For Egypt to establish itself as a true democracy, its military will have to make clear its willingness to cede power to civilian rulers.
"If they try to appoint a general to run the country, then people are going to be nervous about that and push for a quick election," says Thomas Carothers, the director and founder of the Democracy and Rule of Law Program at the Carnegie Endowment for International Peace.
"If there is a national unity or caretaker government with real legitimacy, then you don't feel the pressure to hold elections so soon," he says.
Beat Back The Rush
Egypt should find a "sweet spot," Carothers says, between attempting to vote in a new government either too soon or too late. Democracy is about more than elections, after all. A nation that has operated under one-man rule for decades can't be expected to switch to multiparty democracy overnight.
Holding an election in September, as had been scheduled, would be too soon, Mohammed ElBaradei, a Nobel Peace Prize laureate and leading opposition figure, told NPR's Robert Siegel on Friday.
"We need at least a year of building the country from scratch," ElBaradei said. "We need to build every institution. ... We don't even have the right political parties."
Holding an election seven months from now would require a swift sprint. But while agreeing that Egypt needs to build up its civic and political institutions, some analysts and democracy advocates argue that holding elections soon will lend legitimacy to everything that follows, including writing a new constitution and establishing political parties.
"There need to be plausible promises that elections will in fact be held in a reasonable time frame," says Michael Herb, director of the Middle East Institute at Georgia State University. "If one were just to sit around and wait for a stable political party system to emerge in Egypt, one could wait a long time."
The Rules Of The Game
There are countless mechanical questions that would have to be answered even before elections could be administered, such as registering political parties and setting up a credible, independent body to oversee the election process.
The latter job used to be handled by the Egyptian judiciary but was turned over to the Interior Ministry for last year's parliamentary elections. That will not be acceptable going forward, says Leslie Campbell, regional director for the Middle East and North Africa at the National Democratic Institute, a democracy promotion group.
"There has not been an election in Egypt in our lifetimes that anybody thinks would stand up to scrutiny as an independent election," Campbell says.
Egyptians — including the military and any opposition leaders who end up becoming part of negotiations about setting up a new government — will have to determine how best to proceed in legal terms as well.
The current constitution contains numerous barriers to block free and fair elections, experts say. Changing it would be time consuming, but ignoring it creates the risk of building a democracy on an extralegal foundation.

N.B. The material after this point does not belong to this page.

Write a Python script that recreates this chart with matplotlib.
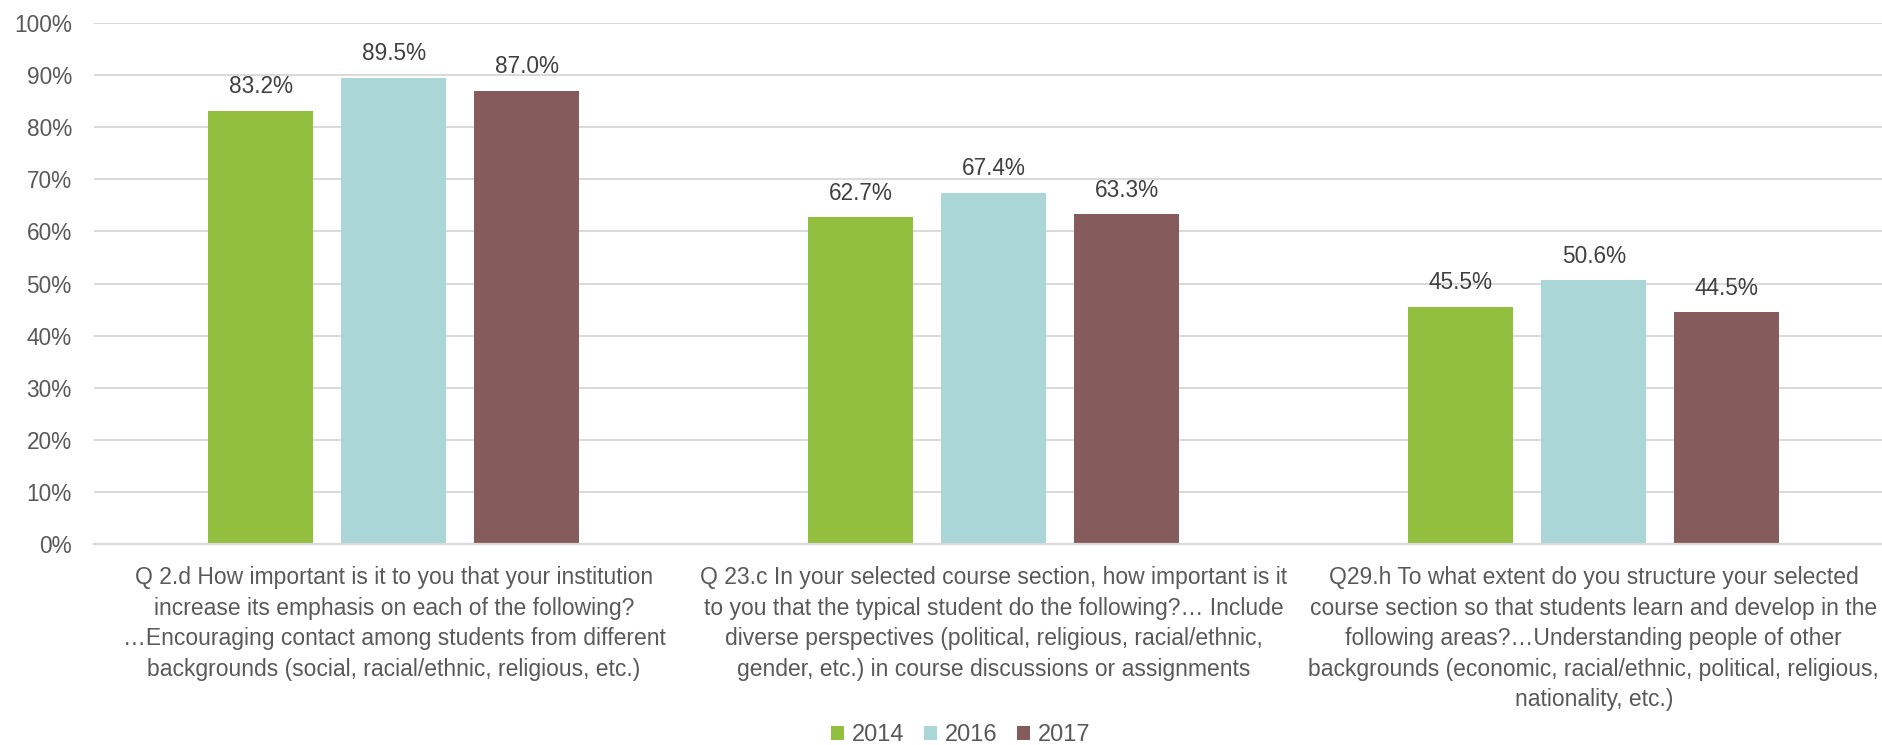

"The problem is that if you go by the letter of the constitution, amending it requires a two-thirds majority in the Parliament and then a referendum after that," says Adeed Dawisha, a political scientist at Miami University of Ohio. "I don't know if, in Egypt's current situation, you can do that — tell the people to go home because we're going to spend three months amending the constitution."
Getting To Agreement
Whatever steps the political process takes from here, it's important that they be based on wide agreement among all the major parties or stakeholders involved, says John Stremlau, vice president for peace programs at the Carter Center, which has monitored dozens of elections internationally.
"You want to have a rule-bound process that has gotten consensus from the critical actors who are essential to implementing it," Stremlau says. "Get a process going that they're willing to make transparent and inclusive — and agreements they'll stick to, that they've struck voluntarily."
Revolutions have often been hijacked by radical fringes after power first changes hands. And national militaries have helped to set up elections, only to intervene once again later.
But there are examples of successful negotiations that included both opposition leaders and either the military or the incumbent regime, including Poland and South Africa, notes Larry Diamond, a senior fellow at the Hoover Institution and co-editor of the Journal of Democracy.
"Egypt is not ready for complete legislative elections, but it would be best to have what the protesters are demanding — set up some body so there are some rules and a check on the executive," Diamond says. "The ideal would be having the regime and a representative body of outsiders come up with rules for the transition."
Looking For Models Elsewhere
As Egyptians look for models, they are likely to think about Turkey — a country that has experienced several coups over the past half-century but now has a healthy, competitive democratic system in place.
"The Turkish experience is something that they're definitely looking at very closely," says David Cuthell, executive director of the Institute of Turkish Studies at Georgetown University. "But Egyptian nationalism is far more benign and less hard-edged than Turkish nationalism. If they can get into a regular process of voting and reform, they could go through the steps a lot quicker than Turkey."
By which Cuthell means, Egypt may not take as many decades as Turkey did to remove the military from a central political role. But Egypt also enjoys some other advantages over other, more recent experiments in democratic transition within the Muslim world. Unlike Iraq and Afghanistan, their move toward democracy is homegrown, not the result of military invasion.
Egypt has a richer sense of national identity than either of those countries and will be able to project central government authority in a way that has been elusive thus far for Afghanistan, analysts say.
"The risk in democratic transitions is that the state falls apart," says Michael Herb, the Georgia State political scientist. "That won't happen in Egypt."
Not Expecting Sectarian Violence
Egypt may experience many internal divisions, but given the fact that its population is 90 percent Sunni Muslim, it won't be ripe for the sectarianism that has plagued Iraq.
"What made Iraq so violent is basically a tremendous power shift between the Shiites and the Sunnis, which the Sunnis don't want to accept," says Carothers of the Carnegie Endowment.
Dawisha, the Miami University political scientist, says that Egyptian democracy will not be "tarnished" by sectarian violence, as Iraq's was. The Egyptian divide, he says, will lie between secularists and Islamists.
Many American commentators have already expressed concern that Egypt after Mubarak could fall under the sway of religious parties. The Muslim Brotherhood has been Mubarak's main opposition for years.
But Dawisha says it's impossible to guess how strong political support for Islamist parties like the Muslim Brotherhood will turn out to be. He argues that free and fair elections will settle that question — as well as bring the Mubarak era to its true end.
"Fair elections are the only thing that will get people to believe that the next era is going to be what they've been clamoring for," Dawisha says. "In the end, you trust democracy."